If Connecticut’s Jim Calhoun is truly remorseful for his program’s violations of NCAA rules involving a former recruit, he has an odd way of showing it.
Because when the usually talkative coach is asked about Nate Miles, who received more than $6,000 in improper benefits from an agent who was also a Huskies booster before being expelled in October 2008, he answers tersely and vaguely or lets Connecticut issue a statement.
But with his third-seeded Huskies playing eighth-seeded Butler in Monday night’s national championship game less than two months after being hit by NCAA sanctions, it’s no wonder Calhoun feels entitled to skirt the topic.
“I’ve said before that I took full responsibility as the head coach, for anything that happened within our program,” a glaring Calhoun said when asked about Connecticut’s NCAA violations with Miles during a Sunday afternoon press conference. “So, therefore, I accept that responsibility. I said my own personal and private thoughts would be kept personal and private.”
Translation: I’m not sorry.
Of course the 68-year-old Calhoun isn’t, because there’s a major difference between simply accepting responsibility and actually being remorseful. If anything, he seems more defiant than ever after a New York Times report late last week in which Miles alleged Calhoun knew about his improper benefits.
If Calhoun’s regretful, you’d never know it. But there’s a reason why.
“I don’t think he cares about that,” Connecticut freshman forward Tyler Olander said of Calhoun and the Huskies’ violations involving Miles.
And why should Calhoun care? Because if the NCAA really cared about cracking down on its epidemic of rules’ violators, Connecticut wouldn’t have even been part of this NCAA tournament.
The Huskies should have been banned from the postseason this year as part of their punishment. That’s right, no Kemba Walker show in the Big East tournament, either.

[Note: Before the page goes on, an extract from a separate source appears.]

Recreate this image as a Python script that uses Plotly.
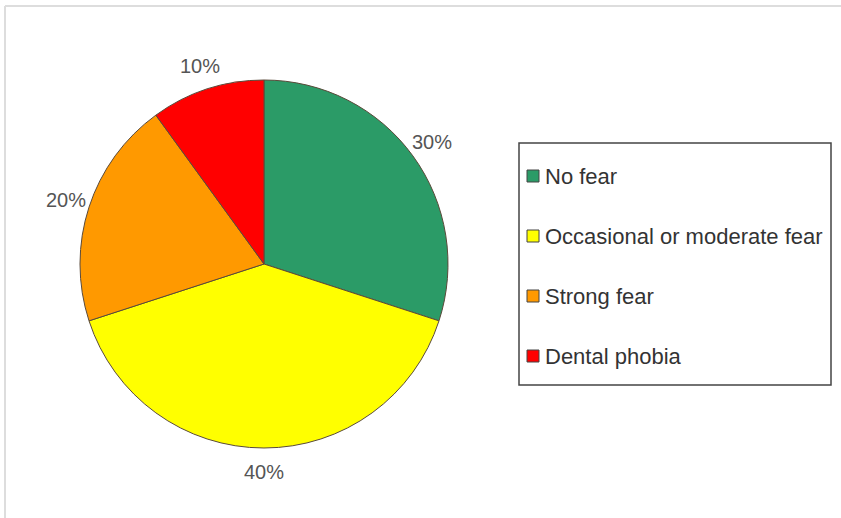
import math
import plotly.graph_objects as go

categories = ["No fear", "Occasional or moderate fear", "Strong fear", "Dental phobia"]
values = [30, 40, 20, 10]
colors = ["#2b9b67", "#ffff00", "#ff9900", "#ff0000"]

W, H = 841, 518
cx, cy, r = 264, 264, 184  # pie center / radius in pixels (from top-left)

fig = go.Figure()
fig.add_trace(go.Pie(
    labels=categories, values=values, sort=False, direction="clockwise", rotation=0,
    marker=dict(colors=colors, line=dict(color="#5a4a3a", width=1)),
    textinfo="none", showlegend=False,
    domain=dict(x=[(cx - r) / W, (cx + r) / W], y=[(H - cy - r) / H, (H - cy + r) / H]),
))

annotations = []
total = sum(values)
cum = 0
label_r = 208
for v in values:
    mid = (cum + v / 2) / total * 2 * math.pi
    cum += v
    px = cx + label_r * math.sin(mid)
    py = cy - label_r * math.cos(mid)
    annotations.append(dict(
        x=px / W, y=1 - py / H, xref="paper", yref="paper",
        text=f"{round(v / total * 100)}%", showarrow=False,
        font=dict(family="Liberation Sans, Arial", size=20, color="#555555"),
        xanchor="center", yanchor="middle"))

shapes = []
# legend box
lx0, ly0, lx1, ly1 = 519, 143, 831, 385
shapes.append(dict(type="rect", xref="paper", yref="paper",
                   x0=lx0 / W, x1=lx1 / W, y0=1 - ly0 / H, y1=1 - ly1 / H,
                   line=dict(color="#444444", width=1.5), fillcolor="rgba(0,0,0,0)"))
item_y0, item_dy = 176, 60
for i, (lab, col) in enumerate(zip(categories, colors)):
    yy = item_y0 + i * item_dy
    shapes.append(dict(type="rect", xref="paper", yref="paper",
                       x0=527 / W, x1=539 / W, y0=1 - (yy - 6) / H, y1=1 - (yy + 6) / H,
                       line=dict(color="#444444", width=1), fillcolor=col))
    annotations.append(dict(
        x=543 / W, y=1 - yy / H, xref="paper", yref="paper", text=lab, showarrow=False,
        font=dict(family="Liberation Sans, Arial", size=22, color="#333333"),
        xanchor="left", yanchor="middle"))

# outer frame lines (top and left)
shapes.append(dict(type="line", xref="paper", yref="paper", x0=5 / W, x1=1, y0=1 - 6 / H, y1=1 - 6 / H,
                   line=dict(color="#dddddd", width=2)))
shapes.append(dict(type="line", xref="paper", yref="paper", x0=5 / W, x1=5 / W, y0=0, y1=1 - 6 / H,
                   line=dict(color="#dddddd", width=2)))

fig.update_layout(
    width=W, height=H, margin=dict(l=0, r=0, t=0, b=0),
    paper_bgcolor="white", plot_bgcolor="white",
    annotations=annotations, shapes=shapes, showlegend=False,
)
fig.write_html("out.html")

Instead, the NCAA, in its typical toothless fashion, penalized Connecticut in late February for the Miles violations by suspending Calhoun for a mere three of his team’s Big East games next season, took away only one scholarship annually for three years and put the program on three years probation during which Calhoun can still recruit off campus.
So with the NCAA once again refusing to make an example of one of its high-profile coaches, Calhoun, who is in his 25th season at Connecticut, knows he doesn’t have to be apologetic in the midst of his pursuit of college basketball immortality, which he can achieve by beating Butler.
A victory would make Calhoun just the fifth coach in Division I history to win three national championships and might be enough for him to decide to conveniently retire after this season to escape the penalties’ effects.
“It would say a lot,” Connecticut sophomore forward/center Alex Oriakhi said of Calhoun potentially winning another national title.
Like don’t worry about breaking NCAA rules because the penalties will take years to be levied and be so insignificant that your “One Shining Moment” can still happen. It’d be just another black eye in what’s already been a year of embarrassment for the NCAA and its president, Mark Emmert.
Don’t forget that the NCAA made Connecticut and Calhoun vacate its Sweet 16 run in 1996 after two players accepted plane tickets from an agent. But he’s insisted all along he’s not a cheater.
“Quite frankly, I’m pretty comfortable with who I am,” Calhoun said. “Have I made mistakes? Yes. Do I have warts? Yeah, I do, like all of you. But I know who I am and I’m comfortable with what I’ve done.”
Yet Calhoun’s silence about whether he is legitimately repentant is telling, just like it was after his press conference Sunday afternoon.
While riding in a golf cart in the bowels of Reliant Stadium, he looked away at a wall when he saw the reporter who asked whether he was remorseful about the NCAA violations involving Miles.